◆ Stated goal: Without the images, write out the whole listing exactly.

◆ Material provided:
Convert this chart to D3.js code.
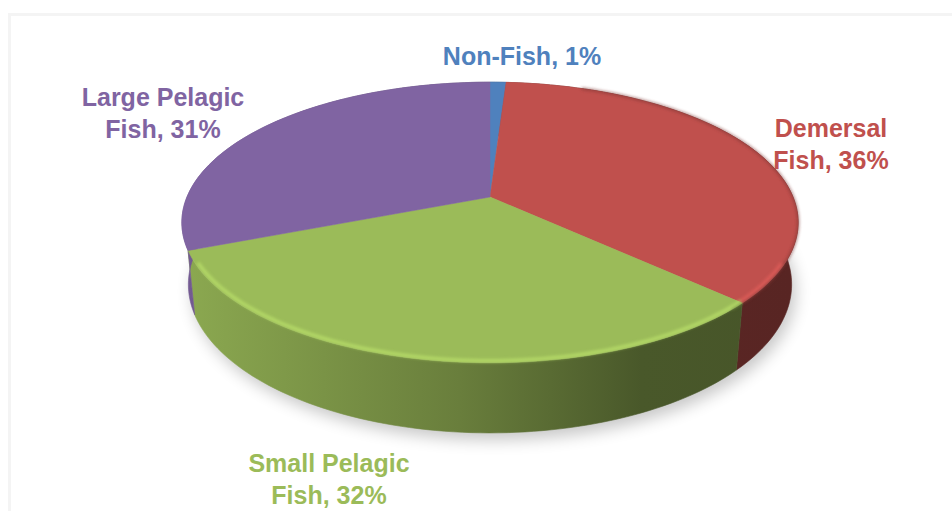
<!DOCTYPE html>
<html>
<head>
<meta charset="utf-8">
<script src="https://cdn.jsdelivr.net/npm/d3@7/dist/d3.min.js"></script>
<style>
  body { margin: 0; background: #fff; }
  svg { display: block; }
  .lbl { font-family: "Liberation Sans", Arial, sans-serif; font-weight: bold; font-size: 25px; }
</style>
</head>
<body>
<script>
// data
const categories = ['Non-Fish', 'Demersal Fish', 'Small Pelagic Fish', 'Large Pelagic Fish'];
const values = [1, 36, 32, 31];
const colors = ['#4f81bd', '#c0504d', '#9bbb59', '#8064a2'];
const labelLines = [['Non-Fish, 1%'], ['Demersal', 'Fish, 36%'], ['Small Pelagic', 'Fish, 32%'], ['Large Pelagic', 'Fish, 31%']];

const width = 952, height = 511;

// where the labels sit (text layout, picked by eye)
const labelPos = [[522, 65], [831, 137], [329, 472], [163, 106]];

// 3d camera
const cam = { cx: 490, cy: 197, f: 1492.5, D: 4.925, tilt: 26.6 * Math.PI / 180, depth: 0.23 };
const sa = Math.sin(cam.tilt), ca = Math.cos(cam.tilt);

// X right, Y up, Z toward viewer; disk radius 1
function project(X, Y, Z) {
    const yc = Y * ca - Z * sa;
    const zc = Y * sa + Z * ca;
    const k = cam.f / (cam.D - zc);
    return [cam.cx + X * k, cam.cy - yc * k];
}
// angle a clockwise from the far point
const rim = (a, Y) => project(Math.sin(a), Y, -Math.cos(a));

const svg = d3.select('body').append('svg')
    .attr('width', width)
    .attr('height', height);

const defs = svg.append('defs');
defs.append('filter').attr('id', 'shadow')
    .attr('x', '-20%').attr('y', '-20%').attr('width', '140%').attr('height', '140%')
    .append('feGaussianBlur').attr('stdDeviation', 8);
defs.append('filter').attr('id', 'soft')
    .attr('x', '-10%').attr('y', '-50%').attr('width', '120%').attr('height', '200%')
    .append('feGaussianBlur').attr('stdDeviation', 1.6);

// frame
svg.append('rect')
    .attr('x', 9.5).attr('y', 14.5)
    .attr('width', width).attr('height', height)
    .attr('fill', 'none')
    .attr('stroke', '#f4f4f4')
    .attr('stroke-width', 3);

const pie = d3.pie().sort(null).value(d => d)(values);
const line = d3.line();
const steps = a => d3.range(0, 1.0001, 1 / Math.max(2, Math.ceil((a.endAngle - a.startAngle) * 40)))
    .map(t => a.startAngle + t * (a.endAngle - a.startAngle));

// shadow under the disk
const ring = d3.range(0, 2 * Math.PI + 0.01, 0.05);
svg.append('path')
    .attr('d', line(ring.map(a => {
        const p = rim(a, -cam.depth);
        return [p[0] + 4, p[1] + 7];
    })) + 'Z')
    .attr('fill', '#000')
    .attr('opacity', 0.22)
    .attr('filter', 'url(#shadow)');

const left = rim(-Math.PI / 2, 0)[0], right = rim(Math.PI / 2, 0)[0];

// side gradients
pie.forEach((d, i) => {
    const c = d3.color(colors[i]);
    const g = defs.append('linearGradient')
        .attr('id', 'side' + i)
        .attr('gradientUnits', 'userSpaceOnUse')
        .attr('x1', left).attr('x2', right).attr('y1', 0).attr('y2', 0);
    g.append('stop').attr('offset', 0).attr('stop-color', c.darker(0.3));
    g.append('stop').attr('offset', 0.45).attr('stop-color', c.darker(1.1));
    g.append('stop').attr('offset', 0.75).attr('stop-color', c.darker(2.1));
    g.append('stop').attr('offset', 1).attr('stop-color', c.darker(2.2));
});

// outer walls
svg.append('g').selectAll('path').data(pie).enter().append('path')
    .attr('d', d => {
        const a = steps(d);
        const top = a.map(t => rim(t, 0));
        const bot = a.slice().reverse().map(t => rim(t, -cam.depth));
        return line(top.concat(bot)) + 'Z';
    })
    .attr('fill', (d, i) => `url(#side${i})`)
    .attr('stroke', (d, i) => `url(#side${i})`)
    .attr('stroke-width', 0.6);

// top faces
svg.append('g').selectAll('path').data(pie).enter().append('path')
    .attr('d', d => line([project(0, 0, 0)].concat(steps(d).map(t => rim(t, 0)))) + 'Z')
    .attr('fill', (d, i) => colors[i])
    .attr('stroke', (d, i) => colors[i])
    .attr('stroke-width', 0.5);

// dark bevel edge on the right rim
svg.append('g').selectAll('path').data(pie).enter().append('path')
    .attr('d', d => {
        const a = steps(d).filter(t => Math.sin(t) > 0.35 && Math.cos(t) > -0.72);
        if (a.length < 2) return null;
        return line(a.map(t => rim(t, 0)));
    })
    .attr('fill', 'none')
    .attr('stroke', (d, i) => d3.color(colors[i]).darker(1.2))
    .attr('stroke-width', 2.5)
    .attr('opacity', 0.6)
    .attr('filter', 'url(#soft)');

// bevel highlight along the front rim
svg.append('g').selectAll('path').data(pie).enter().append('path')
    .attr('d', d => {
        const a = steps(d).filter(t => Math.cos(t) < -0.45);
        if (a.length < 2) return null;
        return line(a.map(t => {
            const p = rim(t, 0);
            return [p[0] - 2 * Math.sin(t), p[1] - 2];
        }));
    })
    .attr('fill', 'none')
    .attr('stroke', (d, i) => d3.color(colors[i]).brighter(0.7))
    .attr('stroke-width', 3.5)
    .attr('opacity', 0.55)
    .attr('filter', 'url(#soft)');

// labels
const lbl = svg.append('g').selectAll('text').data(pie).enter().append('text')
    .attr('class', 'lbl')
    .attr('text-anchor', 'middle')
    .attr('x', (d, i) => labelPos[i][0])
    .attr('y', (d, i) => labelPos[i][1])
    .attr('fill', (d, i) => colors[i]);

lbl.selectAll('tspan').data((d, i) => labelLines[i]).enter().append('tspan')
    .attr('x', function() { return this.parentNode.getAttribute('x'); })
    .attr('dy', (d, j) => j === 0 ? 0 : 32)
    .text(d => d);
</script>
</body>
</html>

◆ Reply:
Convert this chart to D3.js code.
<!DOCTYPE html>
<html>
<head>
<meta charset="utf-8">
<script src="https://cdn.jsdelivr.net/npm/d3@7/dist/d3.min.js"></script>
<style>
  body { margin: 0; background: #fff; }
  svg { display: block; }
  .lbl { font-family: "Liberation Sans", Arial, sans-serif; font-weight: bold; font-size: 25px; }
</style>
</head>
<body>
<script>
// data
const categories = ['Non-Fish', 'Demersal Fish', 'Small Pelagic Fish', 'Large Pelagic Fish'];
const values = [1, 36, 32, 31];
const colors = ['#4f81bd', '#c0504d', '#9bbb59', '#8064a2'];
const labelLines = [['Non-Fish, 1%'], ['Demersal', 'Fish, 36%'], ['Small Pelagic', 'Fish, 32%'], ['Large Pelagic', 'Fish, 31%']];

const width = 952, height = 511;

// where the labels sit (text layout, picked by eye)
const labelPos = [[522, 65], [831, 137], [329, 472], [163, 106]];

// 3d camera
const cam = { cx: 490, cy: 197, f: 1492.5, D: 4.925, tilt: 26.6 * Math.PI / 180, depth: 0.23 };
const sa = Math.sin(cam.tilt), ca = Math.cos(cam.tilt);

// X right, Y up, Z toward viewer; disk radius 1
function project(X, Y, Z) {
    const yc = Y * ca - Z * sa;
    const zc = Y * sa + Z * ca;
    const k = cam.f / (cam.D - zc);
    return [cam.cx + X * k, cam.cy - yc * k];
}
// angle a clockwise from the far point
const rim = (a, Y) => project(Math.sin(a), Y, -Math.cos(a));

const svg = d3.select('body').append('svg')
    .attr('width', width)
    .attr('height', height);

const defs = svg.append('defs');
defs.append('filter').attr('id', 'shadow')
    .attr('x', '-20%').attr('y', '-20%').attr('width', '140%').attr('height', '140%')
    .append('feGaussianBlur').attr('stdDeviation', 8);
defs.append('filter').attr('id', 'soft')
    .attr('x', '-10%').attr('y', '-50%').attr('width', '120%').attr('height', '200%')
    .append('feGaussianBlur').attr('stdDeviation', 1.6);

// frame
svg.append('rect')
    .attr('x', 9.5).attr('y', 14.5)
    .attr('width', width).attr('height', height)
    .attr('fill', 'none')
    .attr('stroke', '#f4f4f4')
    .attr('stroke-width', 3);

const pie = d3.pie().sort(null).value(d => d)(values);
const line = d3.line();
const steps = a => d3.range(0, 1.0001, 1 / Math.max(2, Math.ceil((a.endAngle - a.startAngle) * 40)))
    .map(t => a.startAngle + t * (a.endAngle - a.startAngle));

// shadow under the disk
const ring = d3.range(0, 2 * Math.PI + 0.01, 0.05);
svg.append('path')
    .attr('d', line(ring.map(a => {
        const p = rim(a, -cam.depth);
        return [p[0] + 4, p[1] + 7];
    })) + 'Z')
    .attr('fill', '#000')
    .attr('opacity', 0.22)
    .attr('filter', 'url(#shadow)');

const left = rim(-Math.PI / 2, 0)[0], right = rim(Math.PI / 2, 0)[0];

// side gradients
pie.forEach((d, i) => {
    const c = d3.color(colors[i]);
    const g = defs.append('linearGradient')
        .attr('id', 'side' + i)
        .attr('gradientUnits', 'userSpaceOnUse')
        .attr('x1', left).attr('x2', right).attr('y1', 0).attr('y2', 0);
    g.append('stop').attr('offset', 0).attr('stop-color', c.darker(0.3));
    g.append('stop').attr('offset', 0.45).attr('stop-color', c.darker(1.1));
    g.append('stop').attr('offset', 0.75).attr('stop-color', c.darker(2.1));
    g.append('stop').attr('offset', 1).attr('stop-color', c.darker(2.2));
});

// outer walls
svg.append('g').selectAll('path').data(pie).enter().append('path')
    .attr('d', d => {
        const a = steps(d);
        const top = a.map(t => rim(t, 0));
        const bot = a.slice().reverse().map(t => rim(t, -cam.depth));
        return line(top.concat(bot)) + 'Z';
    })
    .attr('fill', (d, i) => `url(#side${i})`)
    .attr('stroke', (d, i) => `url(#side${i})`)
    .attr('stroke-width', 0.6);

// top faces
svg.append('g').selectAll('path').data(pie).enter().append('path')
    .attr('d', d => line([project(0, 0, 0)].concat(steps(d).map(t => rim(t, 0)))) + 'Z')
    .attr('fill', (d, i) => colors[i])
    .attr('stroke', (d, i) => colors[i])
    .attr('stroke-width', 0.5);

// dark bevel edge on the right rim
svg.append('g').selectAll('path').data(pie).enter().append('path')
    .attr('d', d => {
        const a = steps(d).filter(t => Math.sin(t) > 0.35 && Math.cos(t) > -0.72);
        if (a.length < 2) return null;
        return line(a.map(t => rim(t, 0)));
    })
    .attr('fill', 'none')
    .attr('stroke', (d, i) => d3.color(colors[i]).darker(1.2))
    .attr('stroke-width', 2.5)
    .attr('opacity', 0.6)
    .attr('filter', 'url(#soft)');

// bevel highlight along the front rim
svg.append('g').selectAll('path').data(pie).enter().append('path')
    .attr('d', d => {
        const a = steps(d).filter(t => Math.cos(t) < -0.45);
        if (a.length < 2) return null;
        return line(a.map(t => {
            const p = rim(t, 0);
            return [p[0] - 2 * Math.sin(t), p[1] - 2];
        }));
    })
    .attr('fill', 'none')
    .attr('stroke', (d, i) => d3.color(colors[i]).brighter(0.7))
    .attr('stroke-width', 3.5)
    .attr('opacity', 0.55)
    .attr('filter', 'url(#soft)');

// labels
const lbl = svg.append('g').selectAll('text').data(pie).enter().append('text')
    .attr('class', 'lbl')
    .attr('text-anchor', 'middle')
    .attr('x', (d, i) => labelPos[i][0])
    .attr('y', (d, i) => labelPos[i][1])
    .attr('fill', (d, i) => colors[i]);

lbl.selectAll('tspan').data((d, i) => labelLines[i]).enter().append('tspan')
    .attr('x', function() { return this.parentNode.getAttribute('x'); })
    .attr('dy', (d, j) => j === 0 ? 0 : 32)
    .text(d => d);
</script>
</body>
</html>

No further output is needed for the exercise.